═════ Exercise material

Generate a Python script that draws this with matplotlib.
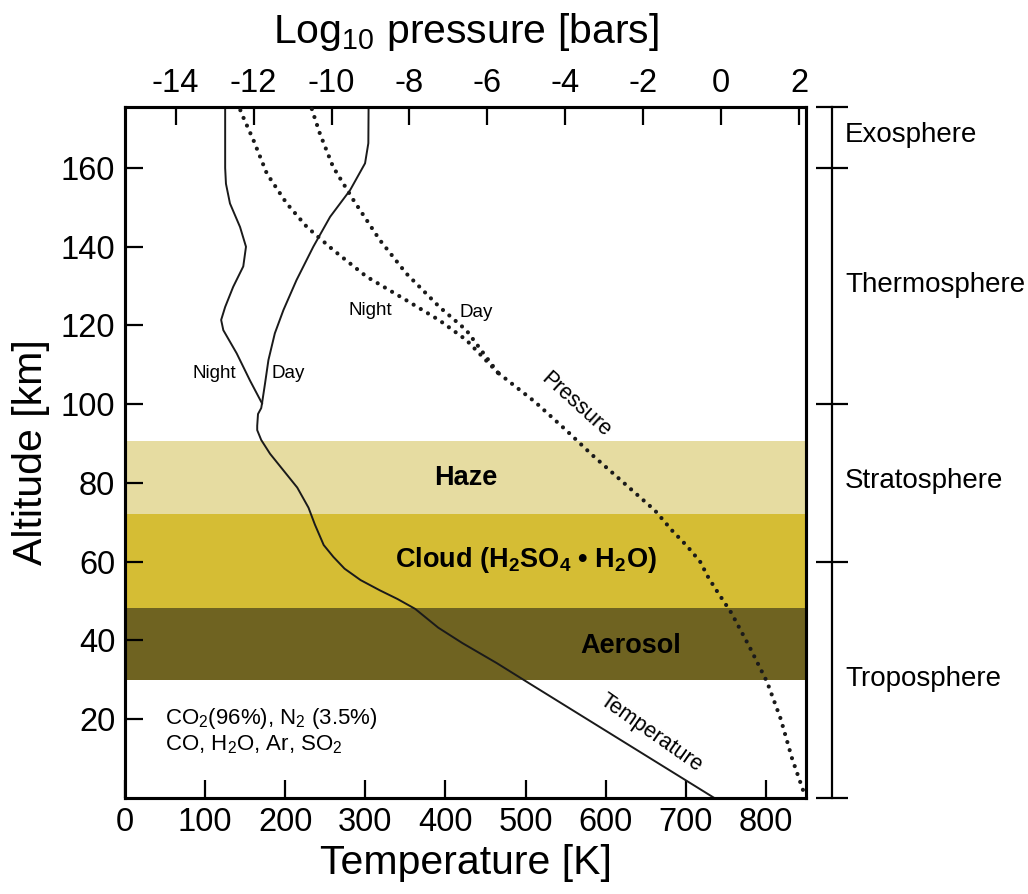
import matplotlib
matplotlib.use("Agg")
import matplotlib.pyplot as plt
import matplotlib.transforms as mtransforms

plt.rcParams['font.family'] = ['Liberation Sans', 'DejaVu Sans']
plt.rcParams['mathtext.fontset'] = 'custom'
plt.rcParams['mathtext.rm'] = 'Liberation Sans'
plt.rcParams['mathtext.it'] = 'Liberation Sans:italic'
plt.rcParams['mathtext.bf'] = 'Liberation Sans:bold'

# ---- temperature profiles (K, km) ----
temp_lower_T = [735, 620, 505, 464, 421, 391, 362, 340, 318, 294, 274, 260, 248, 237, 229, 215, 198, 181, 170, 165, 165, 166, 170, 171]
temp_lower_z = [0, 14.5, 29.0, 34.2, 39.3, 43.2, 48.0, 50.5, 52.7, 55.3, 58.2, 61.2, 64.2, 69.4, 73.7, 78.8, 83.1, 87.4, 90.9, 93.4, 94.5, 97.5, 99.0, 100.2]

temp_day_T = [171, 174.8, 179, 187, 197.7, 214, 235, 256, 281, 299.6, 303.7, 304]
temp_day_z = [100.2, 105.3, 111.2, 118, 123.9, 131.5, 140, 147.6, 154.4, 161.2, 166.3, 175.5]

temp_night_T = [171, 156, 139.4, 122.7, 120, 125, 135, 147.6, 151, 143.6, 131, 126, 125, 125]
temp_night_z = [100.2, 106, 112.9, 118.8, 121.4, 124.7, 129.8, 135, 140, 145, 151, 156, 160, 175.5]

# ---- pressure profiles (log10 bar, km) ----
pres_lower_logp = [2.1, 1.82, 1.53, 1.18, 0.72, 0.26, -0.14, -0.33, -0.54, -0.88, -1.25, -1.70, -2.84, -3.30, -3.98, -4.78, -5.73]
pres_lower_z = [2, 10, 20, 29.4, 38.5, 47, 53, 56, 60, 64, 67.8, 73, 83, 87, 93.4, 100.6, 108]

pres_day_logp = [-5.73, -6.54, -7.23, -8.08, -8.76, -9.44, -9.96, -10.30, -10.47, -10.52]
pres_day_z = [108, 118.8, 124.7, 133.2, 141.7, 151.9, 160.3, 168.8, 173.9, 175.5]

pres_night_logp = [-5.73, -6.54, -7.23, -8.08, -9.10, -9.96, -10.63, -11.15, -11.66, -12.0, -12.31, -12.37]
pres_night_z = [108, 116.3, 121.3, 126.4, 132.4, 139.2, 145, 151, 158.6, 167, 173.9, 175.5]

# ---- layers (km) ----
band_names = ['Haze', 'Cloud (H$_\\mathbf{2}$SO$_\\mathbf{4}$ • H$_\\mathbf{2}$O)', 'Aerosol']
band_bottom = [72.1, 48.2, 29.9]
band_top = [90.6, 72.1, 48.2]
band_colors = ['#e6dca1', '#d5bd34', '#6f6321']

region_names = ['Exosphere', 'Thermosphere', 'Stratosphere', 'Troposphere']
region_label_z = [168.4, 130.3, 80.5, 30.2]
region_bounds = [0, 60, 100, 160, 175.5]

T_ticks = [0, 100, 200, 300, 400, 500, 600, 700, 800]
z_ticks = [20, 40, 60, 80, 100, 120, 140, 160]
logp_ticks = [-14, -12, -10, -8, -6, -4, -2, 0, 2]

fig = plt.figure(figsize=(10.28, 8.94), dpi=100)
ax = fig.add_axes([0.1216, 0.1077, 0.6625, 0.7726])
ax.set_xlim(0, 850)
ax.set_ylim(0, 175.5)

for b0, b1, c in zip(band_bottom, band_top, band_colors):
    ax.axhspan(b0, b1, color=c, lw=0, zorder=0)

line_kw = dict(color='#1a1a1a', lw=1.4, zorder=3, solid_joinstyle='round')
ax.plot(temp_lower_T, temp_lower_z, **line_kw)
ax.plot(temp_day_T, temp_day_z, **line_kw)
ax.plot(temp_night_T, temp_night_z, **line_kw)

axp = ax.twiny()
axp.set_xlim(-15.3, 2.18)
dot_kw = dict(color='#1a1a1a', lw=3.0, linestyle=(0, (0.01, 2.0)),
              dash_capstyle='round', zorder=3)
axp.plot(pres_lower_logp, pres_lower_z, **dot_kw)
axp.plot(pres_day_logp, pres_day_z, **dot_kw)
axp.plot(pres_night_logp, pres_night_z, **dot_kw)

for a in (ax, axp):
    for s in a.spines.values():
        s.set_linewidth(2.2)

ax.set_xticks(T_ticks)
ax.set_yticks(z_ticks)
ax.tick_params(axis='both', direction='in', length=13, width=1.6, labelsize=23.5)
ax.tick_params(axis='x', pad=7)
ax.tick_params(axis='y', pad=7)
axp.set_xticks(logp_ticks)
axp.set_xticklabels([str(v) for v in logp_ticks])
axp.tick_params(axis='x', direction='in', length=13, width=1.6, labelsize=23.5, pad=6)

ax.set_xlabel('Temperature [K]', fontsize=29.5, labelpad=4)
ax.set_ylabel('Altitude [km]', fontsize=29.5, labelpad=8)
axp.set_xlabel('Log$_{10}$ pressure [bars]', fontsize=29.5, labelpad=18)

# layer labels
ax.text(425.6, 81.2, band_names[0], fontsize=19.5, fontweight='bold', ha='center', va='center', zorder=4)
ax.text(500.5, 60.4, band_names[1], fontsize=19.5, fontweight='bold', ha='center', va='center', zorder=4)
ax.text(631.6, 38.5, band_names[2], fontsize=19.5, fontweight='bold', ha='center', va='center', zorder=4)

small = 13.5
ax.text(111, 107.9, 'Night', fontsize=small, ha='center', va='center')
ax.text(203.5, 107.9, 'Day', fontsize=small, ha='center', va='center')
ax.text(305.8, 123.7, 'Night', fontsize=small, ha='center', va='center')
ax.text(438, 123.4, 'Day', fontsize=small, ha='center', va='center')
ax.text(563, 99.8, 'Pressure', fontsize=15.5, ha='center', va='center', rotation=-42,
        rotation_mode='anchor')
ax.text(656.5, 16.4, 'Temperature', fontsize=15.5, ha='center', va='center', rotation=-35,
        rotation_mode='anchor')
ax.text(50, 20.2, 'CO$_2$(96%), N$_2$ (3.5%)', fontsize=16, ha='left', va='center')
ax.text(50, 13.4, 'CO, H$_2$O, Ar, SO$_2$', fontsize=16, ha='left', va='center')

# atmospheric region bracket on the right
axr = fig.add_axes([0.8093, 0.1077, 0.001, 0.7726])
axr.set_ylim(0, 175.5)
axr.set_xlim(0, 1)
for side in ('top', 'bottom', 'right'):
    axr.spines[side].set_visible(False)
axr.spines['left'].set_linewidth(1.6)
axr.set_xticks([])
axr.set_yticks(region_bounds)
axr.set_yticklabels([])
axr.tick_params(axis='y', direction='inout', length=23, width=1.6)
axr.patch.set_visible(False)
trans = mtransforms.blended_transform_factory(fig.transFigure, ax.transData)
for name, z in zip(region_names, region_label_z):
    ax.text(0.822, z, name, transform=trans, fontsize=20, ha='left', va='center', clip_on=False)

fig.savefig('out.png', dpi=100)
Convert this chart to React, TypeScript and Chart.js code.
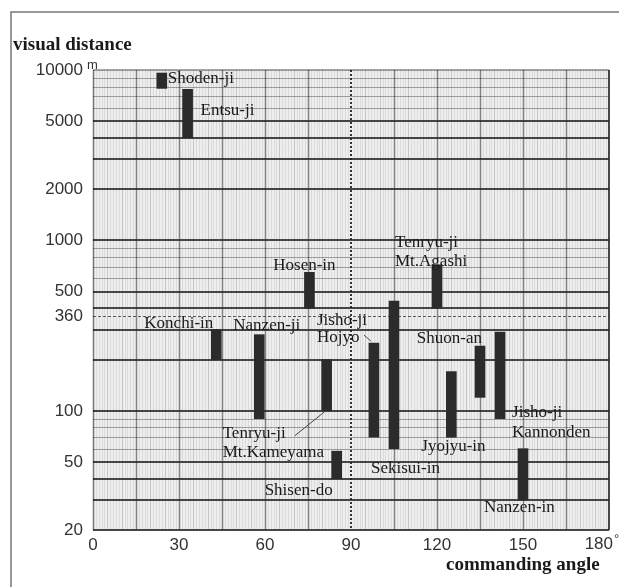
import React, { useEffect, useRef } from 'react';
import { Chart, registerables } from 'chart.js';

Chart.register(...registerables);

// ---- data ----
const temples = [
  'Shoden-ji',
  'Entsu-ji',
  'Konchi-in',
  'Nanzen-ji',
  'Hosen-in',
  'Tenryu-ji\nMt.Kameyama',
  'Shisen-do',
  'Jisho-ji\nHojyo',
  'Sekisui-in',
  'Tenryu-ji\nMt.Agashi',
  'Jyojyu-in',
  'Shuon-an',
  'Jisho-ji\nKannonden',
  'Nanzen-in',
];
const angles = [24, 33, 43, 58, 75.5, 81.5, 85, 98, 105, 120, 125, 135, 142, 150];
const distMin = [7800, 4000, 200, 90, 400, 100, 40, 70, 60, 400, 70, 120, 90, 30];
const distMax = [9600, 7700, 300, 280, 650, 200, 58, 250, 440, 720, 170, 240, 290, 60];

const yTickValues = [20, 50, 100, 360, 500, 1000, 2000, 5000, 10000];
const xTickValues = [0, 30, 60, 90, 120, 150, 180];
const yAxisTitle = 'visual distance';
const xAxisTitle = 'commanding angle';
const unitLabel = 'm';
const referenceAngle = 90;
const referenceDistance = 360;

// ---- label layout (pixel offsets from bar anchors) ----
type Lay = { anchor: 'top' | 'bottom'; dx: number; dy: number; align: CanvasTextAlign; lh?: number; lead?: number[] };
const labelLayout: Lay[] = [
  { anchor: 'top', dx: 6, dy: 6, align: 'left' },
  { anchor: 'top', dx: 13, dy: 21, align: 'left' },
  { anchor: 'top', dx: -3, dy: -6, align: 'right' },
  { anchor: 'top', dx: -26, dy: -9, align: 'left' },
  { anchor: 'top', dx: -5, dy: -7, align: 'center' },
  { anchor: 'bottom', dx: -104, dy: 23, align: 'left', lh: 19, lead: [-32, 25, -1, 0] },
  { anchor: 'bottom', dx: -4, dy: 12, align: 'right' },
  { anchor: 'top', dx: -57, dy: -23, align: 'left', lh: 17, lead: [-10, -8, -3, -2] },
  { anchor: 'bottom', dx: -23, dy: 20, align: 'left' },
  { anchor: 'top', dx: -42, dy: -22, align: 'left', lh: 19 },
  { anchor: 'bottom', dx: -30, dy: 9, align: 'left' },
  { anchor: 'top', dx: 2, dy: -8, align: 'right' },
  { anchor: 'bottom', dx: 12, dy: -6, align: 'left', lh: 20 },
  { anchor: 'bottom', dx: -39, dy: 8, align: 'left' },
];

const SERIF = '"Liberation Serif", "DejaVu Serif", serif';
const SANS = '"Liberation Sans", Arial, sans-serif';

const paperPlugin = {
  id: 'paper',
  beforeDatasetsDraw(chart: any) {
    const { ctx, chartArea: a, scales } = chart;
    const x = scales.x;
    const y = scales.y;
    const hline = (v: number, color: string, w: number, dash: number[] = []) => {
      const py = Math.round(y.getPixelForValue(v)) + (w % 2 ? 0.5 : 0);
      ctx.beginPath();
      ctx.setLineDash(dash);
      ctx.strokeStyle = color;
      ctx.lineWidth = w;
      ctx.moveTo(a.left, py);
      ctx.lineTo(a.right, py);
      ctx.stroke();
    };
    const vline = (d: number, color: string, w: number, dash: number[] = []) => {
      const px = Math.round(x.getPixelForValue(d)) + (w % 2 ? 0.5 : 0);
      ctx.beginPath();
      ctx.setLineDash(dash);
      ctx.strokeStyle = color;
      ctx.lineWidth = w;
      ctx.moveTo(px, a.top);
      ctx.lineTo(px, a.bottom);
      ctx.stroke();
    };
    ctx.save();
    ctx.fillStyle = '#eeeeee';
    ctx.fillRect(a.left, a.top, a.right - a.left, a.bottom - a.top);
    // fine vertical ruling
    for (let d = 1; d < 180; d++) {
      if (d % 15 === 0) continue;
      vline(d, d % 5 === 0 ? 'rgba(0,0,0,0.17)' : 'rgba(0,0,0,0.08)', 1);
    }
    // light horizontal lines 6..9
    for (let e = 1; e <= 3; e++) {
      for (let m = 6; m <= 9; m++) hline(m * Math.pow(10, e), 'rgba(0,0,0,0.33)', 1);
    }
    // 15 degree lines
    for (let d = 15; d < 180; d += 15) {
      if (d === referenceAngle) continue;
      vline(d, 'rgba(0,0,0,0.45)', 1.5);
    }
    // heavy horizontals 1..5
    for (let e = 1; e <= 3; e++) {
      for (let m = 1; m <= 5; m++) {
        const v = m * Math.pow(10, e);
        if (v <= 20 || v >= 10000) continue;
        hline(v, 'rgba(40,40,40,0.85)', 2);
      }
    }
    hline(referenceDistance, 'rgba(40,40,40,0.75)', 1, [3, 2]);
    vline(referenceAngle, 'rgba(30,30,30,0.9)', 2, [2, 2]);
    // borders
    ctx.setLineDash([]);
    hline(10000, 'rgba(0,0,0,0.35)', 2);
    hline(20, 'rgba(40,40,40,0.85)', 2);
    vline(0, 'rgba(0,0,0,0.5)', 1.5);
    vline(180, 'rgba(40,40,40,0.85)', 2);
    ctx.restore();
  },
  afterDraw(chart: any) {
    const { ctx, chartArea: a, scales } = chart;
    const x = scales.x;
    const meta = chart.getDatasetMeta(0);
    ctx.save();
    // outer frame
    ctx.strokeStyle = '#777';
    ctx.lineWidth = 1.5;
    ctx.beginPath();
    ctx.moveTo(11, 587);
    ctx.lineTo(11, 12);
    ctx.lineTo(619, 12);
    ctx.stroke();

    // temple labels
    ctx.fillStyle = '#1a1a1a';
    ctx.strokeStyle = '#444';
    ctx.lineWidth = 1;
    ctx.font = `17px ${SERIF}`;
    ctx.textBaseline = 'middle';
    meta.data.forEach((el: any, i: number) => {
      const lay = labelLayout[i];
      if (!lay) return;
      const top = Math.min(el.y, el.base);
      const bottom = Math.max(el.y, el.base);
      const ax = el.x;
      const ay = lay.anchor === 'top' ? top : bottom;
      const lines = temples[i].split('\n');
      ctx.textAlign = lay.align;
      lines.forEach((t, k) => {
        ctx.fillText(t, ax + lay.dx, ay + lay.dy + k * (lay.lh || 19));
      });
      if (lay.lead) {
        ctx.beginPath();
        ctx.moveTo(ax + lay.lead[0], ay + lay.lead[1]);
        ctx.lineTo(ax + lay.lead[2], ay + lay.lead[3]);
        ctx.stroke();
      }
    });

    // axis titles
    ctx.fillStyle = '#1a1a1a';
    ctx.font = `bold 19px ${SERIF}`;
    ctx.textAlign = 'left';
    ctx.fillText(yAxisTitle, 13, 45);
    ctx.fillText(xAxisTitle, 446, 565);

    // last x tick with degree sign (shifted, as in the original)
    const last = xTickValues[xTickValues.length - 1];
    ctx.font = `17px ${SANS}`;
    ctx.fillStyle = '#333';
    ctx.textAlign = 'right';
    const lx = x.getPixelForValue(last) + 4;
    ctx.fillText(String(last), lx, a.bottom + 14);
    ctx.font = `13px ${SANS}`;
    ctx.textAlign = 'left';
    ctx.fillText('°', lx + 1, a.bottom + 9);

    // unit superscript
    ctx.font = `13px ${SANS}`;
    ctx.fillText(unitLabel, a.left - 6, a.top - 5);
    ctx.restore();
  },
};

export default function App() {
  const ref = useRef<HTMLCanvasElement | null>(null);
  useEffect(() => {
    if (!ref.current) return;
    const chart = new Chart(ref.current, {
      type: 'bar',
      data: {
        datasets: [
          {
            data: angles.map((a, i) => ({ x: a, y: [distMin[i], distMax[i]] })) as any,
            backgroundColor: '#2b2b2b',
            borderWidth: 0,
            borderSkipped: false,
            barThickness: 10,
          },
        ],
      },
      options: {
        animation: false,
        responsive: false,
        devicePixelRatio: 1,
        layout: { padding: { top: 70, right: 10, left: 0, bottom: 0 } },
        plugins: { legend: { display: false }, tooltip: { enabled: false } },
        scales: {
          x: {
            type: 'linear',
            min: 0,
            max: 180,
            offset: false,
            grid: { display: false, drawTicks: false, offset: false },
            border: { display: false },
            afterBuildTicks: (s: any) => {
              s.ticks = xTickValues.filter((v) => v < 180).map((v) => ({ value: v }));
            },
            afterFit: (s: any) => {
              s.height = 57;
            },
            ticks: {
              autoSkip: false,
              maxRotation: 0,
              padding: 5,
              color: '#333',
              font: { family: SANS, size: 17 },
              callback: (v: any) => String(v),
            },
          },
          y: {
            type: 'logarithmic',
            min: 20,
            max: 10000,
            grid: { display: false, drawTicks: false },
            border: { display: false },
            afterBuildTicks: (s: any) => {
              s.ticks = yTickValues.map((v) => ({ value: v }));
            },
            afterFit: (s: any) => {
              s.width = 93;
            },
            ticks: {
              autoSkip: false,
              padding: 10,
              color: '#333',
              font: { family: SANS, size: 17 },
              callback: (v: any) => String(v),
            },
          },
        },
      } as any,
      plugins: [paperPlugin],
    });
    return () => chart.destroy();
  }, []);
  return (
    <div style={{ position: 'fixed', left: 0, top: 0, width: 619, height: 587, background: '#fff' }}>
      <canvas ref={ref} width={619} height={587} style={{ width: 619, height: 587, display: 'block' }} />
    </div>
  );
}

══════════

**Your task:** Take the material above from its first line through the line holding "161.2, 166.3, 175.5]" and set it down exactly, without the pictures.

**Correct output:**
Generate a Python script that draws this with matplotlib.
import matplotlib
matplotlib.use("Agg")
import matplotlib.pyplot as plt
import matplotlib.transforms as mtransforms

plt.rcParams['font.family'] = ['Liberation Sans', 'DejaVu Sans']
plt.rcParams['mathtext.fontset'] = 'custom'
plt.rcParams['mathtext.rm'] = 'Liberation Sans'
plt.rcParams['mathtext.it'] = 'Liberation Sans:italic'
plt.rcParams['mathtext.bf'] = 'Liberation Sans:bold'

# ---- temperature profiles (K, km) ----
temp_lower_T = [735, 620, 505, 464, 421, 391, 362, 340, 318, 294, 274, 260, 248, 237, 229, 215, 198, 181, 170, 165, 165, 166, 170, 171]
temp_lower_z = [0, 14.5, 29.0, 34.2, 39.3, 43.2, 48.0, 50.5, 52.7, 55.3, 58.2, 61.2, 64.2, 69.4, 73.7, 78.8, 83.1, 87.4, 90.9, 93.4, 94.5, 97.5, 99.0, 100.2]

temp_day_T = [171, 174.8, 179, 187, 197.7, 214, 235, 256, 281, 299.6, 303.7, 304]
temp_day_z = [100.2, 105.3, 111.2, 118, 123.9, 131.5, 140, 147.6, 154.4, 161.2, 166.3, 175.5]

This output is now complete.